Essentially two things.
The first is that they are building the skills, experience and understanding to work their way through defensive line speed.
A rush defence is the weapon of choice for most international teams now and especially when they play the All Blacks.
There's a reasonable chance that every team the All Blacks play this year will come at them hard off the line, believing that if they rush up, they can smother the key decision makers and play makers before they can execute anything.
The theory is simple - the All Blacks are the most dangerous side in the world when their attack game is allowed to flourish.
So don't let their attack flourish.
That's it, that's the way every opponent wants to play the All Blacks these days. Worry not so much about what they themselves do with the ball and instead focus more on what they are doing without it.
Rarely in the last six years has any side been able to 'out attack' the All Blacks.
Australia managed it once in 2015.
They are a natural ball-in-hand team that want to attack and in that first Bledisloe Cup clash of 2015, they out played and out scored the All Blacks in Sydney.
They opened the game right up, took risks and capitalised on opportunities better.
But they have only really managed it once in the last six years.
In Brisbane 2014 and Dunedin this year, they came within a couple of minutes of securing victories where they would have been able to say they beat the All Blacks at their own game.
The other defeats the All Blacks have suffered since 2012 have been inflicted by teams that have closed them down with the excellence of their defence, quality of their set piece and physicality in the collisions.
England in 2012, South Africa in 2014, Ireland in 2016 and the Lions in 2017 all won by going down the low-risk, attrition route first.
They shut the All Blacks down and stifled their attack while chipping away at the scoreboard and then slowly increasing their attack width the more they controlled the game.
If the All Blacks can find a way to consistently pass and run out of the clutches of a rush defence - what they are trying to perfect at the moment - they may well force the rest of the world to re-think.
What the All Blacks are also trying to do is to attack with such pace and directness that they can score on limited possession from almost anywhere on the field.
Again, if they can get that right, perfect it over the next two years, they may arrive in Japan playing a brand of rugby that no one else can contain or match.
It is, though, going to take time for them to learn their new craft.
It won't happen quickly or easily but the coaching staff think the change in philosophy is worthwhile and are prepared to invest in the journey to get where they want to be.

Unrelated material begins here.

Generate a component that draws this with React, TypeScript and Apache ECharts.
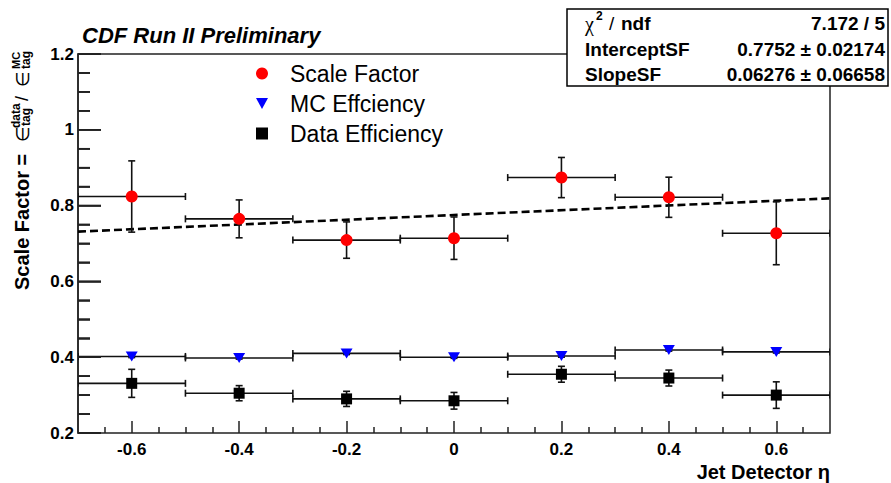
import React, { useEffect, useRef } from 'react';
import * as echarts from 'echarts';

// ---- data ----
const ETA = [-0.6, -0.4, -0.2, 0, 0.2, 0.4, 0.6];
const ETA_ERR = [0.1, 0.1, 0.1, 0.1, 0.1, 0.1, 0.1];

const SCALE_FACTOR = [0.824, 0.765, 0.709, 0.714, 0.874, 0.822, 0.727];
const SCALE_FACTOR_ERR = [0.094, 0.05, 0.048, 0.056, 0.053, 0.053, 0.083];

const MC_EFF = [0.402, 0.398, 0.41, 0.4, 0.403, 0.419, 0.414];
const MC_EFF_ERR = [0.003, 0.003, 0.003, 0.003, 0.003, 0.003, 0.003];

const DATA_EFF = [0.331, 0.305, 0.29, 0.285, 0.355, 0.345, 0.3];
const DATA_EFF_ERR = [0.037, 0.02, 0.02, 0.022, 0.021, 0.021, 0.035];

const FIT_INTERCEPT = 0.7752;
const FIT_SLOPE = 0.06276;

const X_MIN = -0.7;
const X_MAX = 0.7;
const Y_MIN = 0.2;
const Y_MAX = 1.2;

const X_MAJOR_TICKS = [-0.6, -0.4, -0.2, 0, 0.2, 0.4, 0.6];
const X_MINOR_TICKS = [-0.65, -0.55, -0.5, -0.45, -0.35, -0.3, -0.25, -0.15, -0.1, -0.05, 0.05, 0.1, 0.15, 0.25, 0.3, 0.35, 0.45, 0.5, 0.55, 0.65];
const Y_MAJOR_TICKS = [0.2, 0.4, 0.6, 0.8, 1, 1.2];
const Y_MINOR_TICKS = [0.25, 0.3, 0.35, 0.45, 0.5, 0.55, 0.65, 0.7, 0.75, 0.85, 0.9, 0.95, 1.05, 1.1, 1.15];
const Y_MAJOR_LEN = 23;
const Y_MINOR_LEN = 12;

const STATS_ROWS = [
  ['InterceptSF', '0.7752 \u00b1 0.02174'],
  ['SlopeSF', '0.06276 \u00b1 0.06658'],
];
const CHI2_TEXT = '7.172 / 5';

const FONT = '"Liberation Sans", Arial, Helvetica, sans-serif';

function errorSeries(name: string, vals: number[], errs: number[]) {
  return {
    type: 'custom',
    name,
    xAxisIndex: 0,
    yAxisIndex: 0,
    z: 3,
    clip: true,
    encode: { x: 0, y: 1 },
    data: ETA.map((x, i) => [x, vals[i], ETA_ERR[i], errs[i]]),
    renderItem: (params: any, api: any) => {
      const x = api.value(0);
      const y = api.value(1);
      const xe = api.value(2);
      const ye = api.value(3);
      const c = api.coord([x, y]);
      const l = api.coord([x - xe, y]);
      const r = api.coord([x + xe, y]);
      const t = api.coord([x, y + ye]);
      const b = api.coord([x, y - ye]);
      const cap = 3.5;
      const style = { stroke: '#111', lineWidth: 1.6, fill: null };
      const ln = (x1: number, y1: number, x2: number, y2: number) => ({
        type: 'line',
        shape: { x1, y1, x2, y2 },
        style,
      });
      return {
        type: 'group',
        children: [
          ln(l[0], c[1], r[0], c[1]),
          ln(l[0], c[1] - cap, l[0], c[1] + cap),
          ln(r[0], c[1] - cap, r[0], c[1] + cap),
          ln(c[0], t[1], c[0], b[1]),
          ln(c[0] - cap, t[1], c[0] + cap, t[1]),
          ln(c[0] - cap, b[1], c[0] + cap, b[1]),
        ],
      };
    },
  };
}

// y ticks drawn like the error bars (same kind of custom series), through the y scale
function yTickSeries() {
  const ticks = [
    ...Y_MAJOR_TICKS.map((v) => [X_MIN, v, Y_MAJOR_LEN, 0]),
    ...Y_MINOR_TICKS.map((v) => [X_MIN, v, Y_MINOR_LEN, 0]),
  ];
  return {
    type: 'custom',
    name: 'y-ticks',
    xAxisIndex: 0,
    yAxisIndex: 0,
    z: 3,
    clip: true,
    encode: { x: 0, y: 1 },
    data: ticks,
    renderItem: (params: any, api: any) => {
      const p = api.coord([api.value(0), api.value(1)]);
      const len = api.value(2);
      return {
        type: 'group',
        children: [
          {
            type: 'line',
            shape: { x1: p[0], y1: p[1], x2: p[0] + len, y2: p[1] },
            style: { stroke: '#222', lineWidth: 1.6, fill: null },
          },
        ],
      };
    },
  };
}

const TRI_DOWN = 'path://M0,0L10,0L5,9Z';

export default function App() {
  const ref = useRef<HTMLDivElement>(null);

  useEffect(() => {
    if (!ref.current) return;
    const chart = echarts.init(ref.current, undefined, { renderer: 'svg' });

    const tickLine = { color: '#222', width: 1.5 };

    const baseGraphics: any[] = [
      {
        type: 'text',
        x: 82,
        y: 35,
        style: {
          text: 'CDF Run II Preliminary',
          font: 'italic bold 22px ' + FONT,
          fill: '#000',
          align: 'left',
          verticalAlign: 'middle',
        },
      },
      {
        type: 'text',
        x: 830,
        y: 472,
        style: {
          text: 'Jet Detector \u03b7',
          font: 'bold 20px ' + FONT,
          fill: '#000',
          align: 'right',
          verticalAlign: 'middle',
        },
      },
      // y-axis title
      {
        type: 'group',
        x: 22,
        y: 290,
        rotation: Math.PI / 2,
        children: [
          { type: 'text', x: 0, y: 0, style: { text: 'Scale Factor =', font: 'bold 20px ' + FONT, fill: '#000', align: 'left', verticalAlign: 'middle' } },
          { type: 'text', x: 148, y: 0, style: { text: '\u2208', font: '18px "DejaVu Sans", ' + FONT, fill: '#000', align: 'left', verticalAlign: 'middle' } },
          { type: 'text', x: 162, y: -6, style: { text: 'data', font: 'bold 12px ' + FONT, fill: '#000', align: 'left', verticalAlign: 'middle' } },
          { type: 'text', x: 164, y: 4, style: { text: 'tag', font: 'bold 12px ' + FONT, fill: '#000', align: 'left', verticalAlign: 'middle' } },
          { type: 'text', x: 189, y: 0, style: { text: '/', font: '18px ' + FONT, fill: '#000', align: 'left', verticalAlign: 'middle' } },
          { type: 'text', x: 203, y: 0, style: { text: '\u2208', font: '18px "DejaVu Sans", ' + FONT, fill: '#000', align: 'left', verticalAlign: 'middle' } },
          { type: 'text', x: 221, y: -6, style: { text: 'MC', font: 'bold 11px ' + FONT, fill: '#000', align: 'left', verticalAlign: 'middle' } },
          { type: 'text', x: 221, y: 4, style: { text: 'tag', font: 'bold 12px ' + FONT, fill: '#000', align: 'left', verticalAlign: 'middle' } },
        ],
      },
      // stats box
      { type: 'rect', z: 100, shape: { x: 567, y: 9, width: 321, height: 77 }, style: { fill: '#fff', stroke: '#000', lineWidth: 1.5 } },
      { type: 'text', z: 101, x: 585, y: 24, style: { text: '\u03c7', font: '20px "Liberation Serif", serif', fill: '#000', align: 'left', verticalAlign: 'middle' } },
      { type: 'text', z: 101, x: 596, y: 16, style: { text: '2', font: 'bold 12px ' + FONT, fill: '#000', align: 'left', verticalAlign: 'middle' } },
      { type: 'text', z: 101, x: 609, y: 23, style: { text: '/', font: '19px ' + FONT, fill: '#000', align: 'left', verticalAlign: 'middle' } },
      { type: 'text', z: 101, x: 621, y: 23, style: { text: 'ndf', font: 'bold 19px ' + FONT, fill: '#000', align: 'left', verticalAlign: 'middle' } },
      { type: 'text', z: 101, x: 885, y: 23, style: { text: CHI2_TEXT, font: 'bold 19px ' + FONT, fill: '#000', align: 'right', verticalAlign: 'middle' } },
      ...STATS_ROWS.flatMap((row, i) => [
        { type: 'text', z: 101, x: 585, y: 49 + i * 25.5, style: { text: row[0], font: 'bold 19px ' + FONT, fill: '#000', align: 'left', verticalAlign: 'middle' } },
        { type: 'text', z: 101, x: 885, y: 49 + i * 25.5, style: { text: row[1], font: 'bold 19px ' + FONT, fill: '#000', align: 'right', verticalAlign: 'middle' } },
      ]),
    ];

    const option: any = {
      animation: false,
      backgroundColor: '#ffffff',
      textStyle: { fontFamily: FONT },
      grid: {
        left: 78,
        right: 61,
        top: 54,
        bottom: 50,
        show: true,
        borderColor: '#222',
        borderWidth: 1.5,
        backgroundColor: 'transparent',
      },
      xAxis: [
        {
          type: 'value',
          min: X_MIN,
          max: X_MAX,
          position: 'bottom',
          axisLine: { show: false, onZero: false },
          splitLine: { show: false },
          axisTick: { show: true, inside: true, length: 12, customValues: X_MAJOR_TICKS, lineStyle: tickLine },
          axisLabel: { customValues: X_MAJOR_TICKS, fontSize: 17, fontWeight: 'bold', color: '#000', margin: 8, fontFamily: FONT },
        },
        {
          type: 'value',
          min: X_MIN,
          max: X_MAX,
          position: 'bottom',
          axisLine: { show: false, onZero: false },
          splitLine: { show: false },
          axisTick: { show: true, inside: true, length: 6, customValues: X_MINOR_TICKS, lineStyle: { color: '#222', width: 1.5 } },
          axisLabel: { show: false },
        },
      ],
      yAxis: [
        {
          type: 'value',
          min: Y_MIN,
          max: Y_MAX,
          position: 'left',
          axisLine: { show: true, onZero: false, lineStyle: { color: '#222', width: 1.5 } },
          splitLine: { show: false },
          axisTick: { show: true, inside: true, length: Y_MAJOR_LEN, customValues: Y_MAJOR_TICKS, lineStyle: { color: '#222', width: 1.5 } },
          minorTick: { show: true, splitNumber: 4, length: Y_MINOR_LEN, lineStyle: { color: '#222', width: 1.5 } },
          axisLabel: { customValues: Y_MAJOR_TICKS, fontSize: 17, fontWeight: 'bold', color: '#000', margin: 4, fontFamily: FONT },
        },
      ],
      legend: {
        orient: 'vertical',
        left: 251,
        top: 57,
        itemWidth: 12,
        itemHeight: 12,
        itemGap: 7,
        textStyle: { fontSize: 23, lineHeight: 23, color: '#000', fontFamily: FONT, padding: [0, 0, 0, 17] },
        data: [
          { name: 'Scale Factor', icon: 'circle' },
          { name: 'MC Effciency', icon: TRI_DOWN },
          { name: 'Data Efficiency', icon: 'rect' },
        ],
        selectedMode: false,
      },
      series: [
        {
          type: 'line',
          name: 'fit',
          xAxisIndex: 0,
          yAxisIndex: 0,
          z: 2,
          symbol: 'none',
          data: [X_MIN, X_MAX].map((x) => [x, FIT_INTERCEPT + FIT_SLOPE * x]),
          lineStyle: { color: '#000', width: 2.6, type: [8, 4] },
        },
        errorSeries('sf-err', SCALE_FACTOR, SCALE_FACTOR_ERR),
        errorSeries('mc-err', MC_EFF, MC_EFF_ERR),
        errorSeries('data-err', DATA_EFF, DATA_EFF_ERR),
        yTickSeries(),
        {
          type: 'scatter',
          name: 'Scale Factor',
          z: 5,
          symbol: 'circle',
          symbolSize: 12,
          itemStyle: { color: '#ff0000', opacity: 1 },
          data: ETA.map((x, i) => [x, SCALE_FACTOR[i]]),
        },
        {
          type: 'scatter',
          name: 'MC Effciency',
          z: 5,
          symbol: TRI_DOWN,
          symbolSize: [12, 10],
          itemStyle: { color: '#0000ff', opacity: 1 },
          data: ETA.map((x, i) => [x, MC_EFF[i]]),
        },
        {
          type: 'scatter',
          name: 'Data Efficiency',
          z: 5,
          symbol: 'rect',
          symbolSize: 11,
          itemStyle: { color: '#000000', opacity: 1 },
          data: ETA.map((x, i) => [x, DATA_EFF[i]]),
        },
      ],
      graphic: baseGraphics,
    };

    chart.setOption(option);

    // fallback: the same y ticks as graphic lines, placed through the axes' own conversion
    const tickDefs: [number, number][] = [
      ...Y_MAJOR_TICKS.map((v) => [v, Y_MAJOR_LEN] as [number, number]),
      ...Y_MINOR_TICKS.map((v) => [v, Y_MINOR_LEN] as [number, number]),
    ];
    const tickGraphics: any[] = [];
    tickDefs.forEach(([v, len]) => {
      const px = chart.convertToPixel({ xAxisIndex: 0 }, X_MIN) as any;
      const py = chart.convertToPixel({ yAxisIndex: 0 }, v) as any;
      if (typeof px === 'number' && typeof py === 'number' && isFinite(px) && isFinite(py)) {
        tickGraphics.push({
          type: 'line',
          z: 60,
          shape: { x1: px, y1: py, x2: px + len, y2: py },
          style: { stroke: '#222', lineWidth: 1.5 },
        });
      }
    });
    if (tickGraphics.length) {
      chart.setOption({ graphic: [...baseGraphics, ...tickGraphics] });
    }

    return () => chart.dispose();
  }, []);

  return (
    <div
      ref={ref}
      style={{ position: 'fixed', left: 0, top: 0, width: 891, height: 483, background: '#fff' }}
    />
  );
}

Linked into all of this is the evolving personnel. The All Blacks need to inject more experience into a handful of younger players.
Similar to 2015, they don't want to get to a World Cup with all their leadership and experience tied exclusively into older athletes. That's dangerous.
They will have begun this year with a plan to start building the experience of a handful of players - with their eye on tighthead, lock, blindside, wing and fullback.
Injuries, sabbaticals and personal dramas have seen some of those plans brought forward but the longer term premise is the same - they will be looking to invest in the likes of Nepo Laulala, Kane Hames, Scott Barrett, Liam Squire, Vaea Fifita, Lima Sopoaga, Anton Lienert-Brown, Rieko Ioane, Damian McKenzie and Jordie Barrett so as they reach 2019 with a squad of 31 players, all of whom have had reasonable exposure to test football.